Based on the comprehensive effect of Nd₂Fe₁₄B addition on the compactness, mechanical properties, and magnetic properties of the composite, from the perspective of preparing high-magnetic and high-performance aluminum-based composite, it is believed that the optimal value for Nd₂Fe₁₄B addition is 15 wt.%

4. Conclusions

In the present work, the influence of Nd₂Fe₁₄B powder size and addition on the microstructure, mechanical properties, and magnetic properties of the Nd₂Fe₁₄B_p/2024Al composite were discussed, and the following conclusions were drawn:

(1) When the ball milling time was 10 h, the average particle size of the obtained powder was 5 μm, and the microstructure of the sample was fine and uniform, with a hardness value of 115 HV.

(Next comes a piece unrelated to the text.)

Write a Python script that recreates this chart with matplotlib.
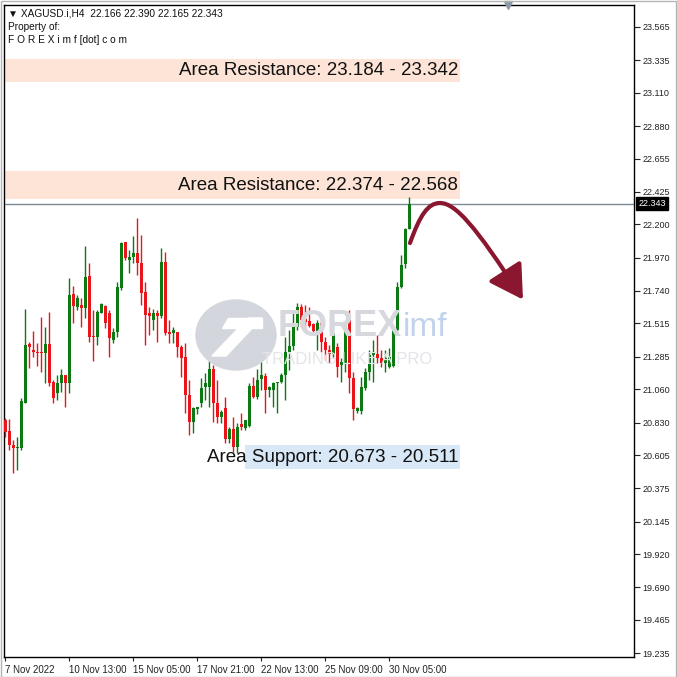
import matplotlib.pyplot as plt
from matplotlib.patches import Rectangle, Ellipse, FancyArrowPatch, Polygon
from matplotlib.path import Path

plt.rcParams['font.family'] = ['Liberation Sans', 'DejaVu Sans']

# H4 candles, XAGUSD
opens = [20.848, 20.774, 20.675, 20.652, 20.652, 20.968, 21.371, 21.332, 21.320, 21.320,
         21.313, 21.371, 21.113, 21.037, 21.106, 21.159, 21.106, 21.719, 21.632, 21.643,
         21.620, 21.844, 21.429, 21.424, 21.590, 21.636, 21.585, 21.401, 21.459, 21.758,
         22.076, 21.954, 21.977, 22.005, 21.931, 21.735, 21.585, 21.539, 21.585, 21.567,
         21.943, 21.459, 21.447, 21.459, 21.350, 21.286, 21.021, 20.836, 20.922, 20.963,
         21.078, 21.078, 21.198, 20.963, 20.871, 20.929, 20.714, 20.783, 20.664, 20.818,
         20.790, 20.806, 21.083, 21.009, 21.129, 21.152, 21.055, 21.055, 21.101, 21.113,
         21.159, 21.320, 21.360, 21.493, 21.627, 21.544, 21.535, 21.512, 21.466, 21.516,
         21.389, 21.332, 21.304, 21.355, 21.228, 21.244, 21.551, 21.136, 20.912, 20.912,
         21.067, 21.182, 21.297, 21.304, 21.274, 21.239, 21.216, 21.221, 21.470, 21.770,
         21.926, 22.166]
highs = [20.859, 20.852, 20.710, 20.733, 20.998, 21.615, 21.389, 21.466, 21.378, 21.562,
         21.493, 21.592, 21.124, 21.159, 21.198, 21.159, 21.827, 21.774, 21.712, 21.689,
         22.053, 21.936, 21.608, 21.608, 21.655, 21.643, 21.608, 21.482, 21.804, 22.081,
         22.081, 22.023, 22.120, 22.242, 22.127, 21.804, 21.632, 21.613, 21.608, 22.035,
         22.012, 21.539, 21.489, 21.459, 21.366, 21.378, 21.124, 20.940, 20.940, 21.136,
         21.171, 21.286, 21.228, 21.124, 20.917, 21.005, 20.802, 20.871, 20.825, 20.899,
         20.848, 21.101, 21.143, 21.198, 21.327, 21.171, 21.083, 21.113, 21.113, 21.171,
         21.424, 21.470, 21.597, 21.659, 21.650, 21.643, 21.632, 21.521, 21.539, 21.528,
         21.424, 21.366, 21.458, 21.378, 21.274, 21.516, 21.608, 21.182, 20.940, 21.147,
         21.205, 21.332, 21.401, 21.435, 21.332, 21.332, 21.343, 21.482, 21.804, 21.989,
         22.173, 22.390]
lows = [20.733, 20.640, 20.479, 20.502, 20.640, 20.963, 21.205, 21.286, 21.221, 21.182,
        21.101, 21.083, 20.968, 20.986, 21.044, 20.935, 21.037, 21.516, 21.608, 21.489,
        21.551, 21.390, 21.258, 21.366, 21.585, 21.482, 21.286, 21.378, 21.424, 21.747,
        21.954, 21.862, 21.931, 21.851, 21.643, 21.366, 21.436, 21.470, 21.390, 21.551,
        21.436, 21.378, 21.383, 21.286, 21.147, 20.894, 20.744, 20.756, 20.889, 20.940,
        20.986, 20.940, 20.836, 20.825, 20.825, 20.687, 20.687, 20.629, 20.618, 20.779,
        20.779, 20.802, 20.998, 20.991, 21.055, 20.899, 21.009, 20.940, 20.894, 21.101,
        20.986, 21.194, 21.332, 21.470, 21.489, 21.475, 21.489, 21.447, 21.332, 21.320,
        21.262, 21.239, 21.286, 21.143, 21.113, 21.182, 21.032, 20.848, 20.894, 20.889,
        21.055, 21.124, 21.113, 21.239, 21.216, 21.182, 21.205, 21.216, 21.458, 21.758,
        21.896, 22.165]
closes = [20.767, 20.675, 20.652, 20.659, 20.982, 21.366, 21.355, 21.320, 21.313, 21.313,
          21.371, 21.101, 20.998, 21.106, 21.159, 21.106, 21.712, 21.636, 21.689, 21.620,
          21.839, 21.424, 21.424, 21.597, 21.648, 21.516, 21.413, 21.459, 21.770, 22.069,
          21.966, 21.977, 22.000, 21.931, 21.724, 21.574, 21.567, 21.585, 21.567, 21.943,
          21.447, 21.443, 21.470, 21.350, 21.274, 21.021, 20.836, 20.929, 20.940, 21.067,
          21.101, 21.198, 20.963, 20.871, 20.905, 20.714, 20.783, 20.664, 20.802, 20.797,
          20.848, 21.083, 21.009, 21.124, 21.159, 21.055, 21.078, 21.101, 21.113, 21.159,
          21.320, 21.360, 21.493, 21.627, 21.539, 21.528, 21.498, 21.466, 21.521, 21.389,
          21.332, 21.304, 21.442, 21.216, 21.251, 21.493, 21.136, 20.921, 20.928, 21.074,
          21.182, 21.297, 21.309, 21.274, 21.239, 21.274, 21.286, 21.470, 21.770, 21.919,
          22.166, 22.343]

# axis labels
y_ticks = [23.565, 23.335, 23.110, 22.880, 22.655, 22.425, 22.200, 21.970, 21.740, 21.515,
           21.285, 21.060, 20.830, 20.605, 20.375, 20.145, 19.920, 19.690, 19.465, 19.235]
x_tick_pos = [0, 16, 32, 48, 64, 80, 96]
x_tick_labels = ['7 Nov 2022', '10 Nov 13:00', '15 Nov 05:00', '17 Nov 21:00',
                 '22 Nov 13:00', '25 Nov 09:00', '30 Nov 05:00']

# zones
res1 = (23.184, 23.342)
res2 = (22.374, 22.568)
sup1 = (20.511, 20.673)
last_price = 22.343

W = 677
fig = plt.figure(figsize=(6.77, 6.77), dpi=100)
ax = fig.add_axes([4 / W, 20 / W, 630 / W, 652 / W])
ax.set_xlim(-0.25, 157.25)
ax.set_ylim(19.209, 23.717)

# outer frame of the picture
fig.patches.append(Rectangle((0.5 / W, 0.5 / W), 1 - 1.5 / W, 1 - 1.5 / W,
                             transform=fig.transFigure, fill=False, ec='#b4b4b4', lw=1))

# zones
zone_end = 113.75
ax.add_patch(Rectangle((-0.25, res1[0]), zone_end + 0.25, res1[1] - res1[0],
                       color='#fde4d6', zorder=1, lw=0))
ax.add_patch(Rectangle((-0.25, res2[0]), zone_end + 0.25, res2[1] - res2[0],
                       color='#fde4d6', zorder=1, lw=0))
ax.add_patch(Rectangle((60, sup1[0]), zone_end - 60, sup1[1] - sup1[0],
                       color='#d8e8f6', zorder=1, lw=0))
ax.text(113.3, sum(res1) / 2, 'Area Resistance: %.3f - %.3f' % res1,
        ha='right', va='center', fontsize=13.5, color='#111111', zorder=5)
ax.text(113.3, sum(res2) / 2, 'Area Resistance: %.3f - %.3f' % res2,
        ha='right', va='center', fontsize=13.5, color='#111111', zorder=5)
ax.text(113.3, sum(sup1) / 2 - 0.006, 'Area Support: %.3f - %.3f' % (sup1[1], sup1[0]),
        ha='right', va='center', fontsize=13.5, color='#111111', zorder=5)

# watermark
fig.patches.append(Ellipse((236 / W, 1 - 335 / W), 80 / W, 70 / W, transform=fig.transFigure,
                           color='#d4d6dd', zorder=0.5))
fig.patches.append(Polygon([(212 / W, 1 - 356 / W), (248 / W, 1 - 318 / W),
                            (262 / W, 1 - 318 / W), (226 / W, 1 - 356 / W)],
                           transform=fig.transFigure, color='white', zorder=0.6))
fig.patches.append(Polygon([(228 / W, 1 - 318 / W), (262 / W, 1 - 318 / W),
                            (262 / W, 1 - 328 / W), (222 / W, 1 - 328 / W)],
                           transform=fig.transFigure, color='white', zorder=0.6))
fig.text(278 / W, 1 - 327 / W, 'FOREX', fontsize=26, fontweight='bold', color='#d6d8de',
         ha='left', va='center', zorder=0.6)
fig.text(403 / W, 1 - 327 / W, 'imf', fontsize=24, color='#c0d3ea',
         ha='left', va='center', zorder=0.6)
fig.text(262 / W, 1 - 360 / W, 'TRADING LIKE A PRO', fontsize=12, color='#e3e4e8',
         ha='left', va='center', zorder=0.6)

# candles
for i in range(len(opens)):
    o, h, l, c = opens[i], highs[i], lows[i], closes[i]
    col = '#0c7a12' if c >= o else '#e8161b'
    ax.vlines(i, l, h, color=col, lw=1, zorder=3)
    ax.bar(i, max(abs(c - o), 0.006), bottom=min(o, c), width=0.75, color=col,
           lw=0, zorder=3)

# last price line and label
ax.axhline(last_price, color='#7d8a96', lw=1, zorder=2)
ax.annotate('%.3f' % last_price, xy=(1, last_price), xycoords=('axes fraction', 'data'),
            xytext=(3, 0), textcoords='offset points', ha='left', va='center',
            fontsize=6.5, color='white', annotation_clip=False,
            bbox=dict(boxstyle='square,pad=0.25', fc='black', ec='black'))

# chart shift marker on top edge
ax.plot([125.75], [1.0], marker='v', ms=6, color='#8c9aa8', transform=ax.get_xaxis_transform(),
        clip_on=False, zorder=7)

# forecast arrow
verts = [(101.25, 22.071), (103.75, 22.265), (105.75, 22.348), (108.75, 22.348),
         (112.5, 22.348), (117.5, 22.196), (129.5, 21.680)]
codes = [Path.MOVETO, Path.CURVE4, Path.CURVE4, Path.CURVE4,
         Path.CURVE4, Path.CURVE4, Path.CURVE4]
arrow = FancyArrowPatch(path=Path(verts, codes), arrowstyle='-|>,head_length=1.2,head_width=0.7',
                        mutation_scale=17, color='#8a1630', lw=3, zorder=6)
ax.add_patch(arrow)

# axes styling
for s in ax.spines.values():
    s.set_color('black')
    s.set_linewidth(1)
ax.yaxis.tick_right()
ax.set_yticks(y_ticks)
ax.set_yticklabels(['%.3f' % v for v in y_ticks])
ax.tick_params(axis='y', direction='out', length=4, labelsize=6.5, pad=2, colors='#222222')
ax.set_xticks(x_tick_pos)
ax.set_xticklabels(x_tick_labels, ha='left')
ax.tick_params(axis='x', direction='out', length=3, labelsize=7, pad=3, colors='#222222')

# header
fig.text(8 / W, 1 - 13 / W, '\u25bc XAGUSD.i,H4  22.166 22.390 22.165 22.343',
         fontsize=7.3, va='center', ha='left', color='#111111')
fig.text(8 / W, 1 - 27 / W, 'Property of:', fontsize=7.3, va='center', ha='left',
         color='#111111')
fig.text(8 / W, 1 - 40 / W, 'F O R E X i m f [dot] c o m', fontsize=7.3, va='center',
         ha='left', color='#111111')

fig.savefig('out.png', dpi=100)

(2) Sintering was carried out at 490 °C, and no new phases were generated in the Nd₂Fe₁₄B_p/2024Al composite, ensuring the magnetic properties of the Nd₂Fe₁₄B phase. When the addition of Nd₂Fe₁₄B is 15 wt.%, the microstructure of the Nd₂Fe₁₄B_p/2024Al composite is uniform, and the Nd₂Fe₁₄B phase is smooth and evenly distributed on the matrix. At this point, the compactness, mechanical properties, and magnetic properties of the composite have all reached their optimal values.

(3) The magnetic properties of the 20 wt.% Nd₂Fe₁₄B_p/2024Al composite are slightly higher than those of the 15 wt.% Nd₂Fe₁₄B_p/2024Al composite. However, a comprehensive evaluation of the microstructure, mechanical properties, and magnetic performance indicates that 15 wt.% Nd₂Fe₁₄B represents the optimal composition for achieving balanced performance in the composite.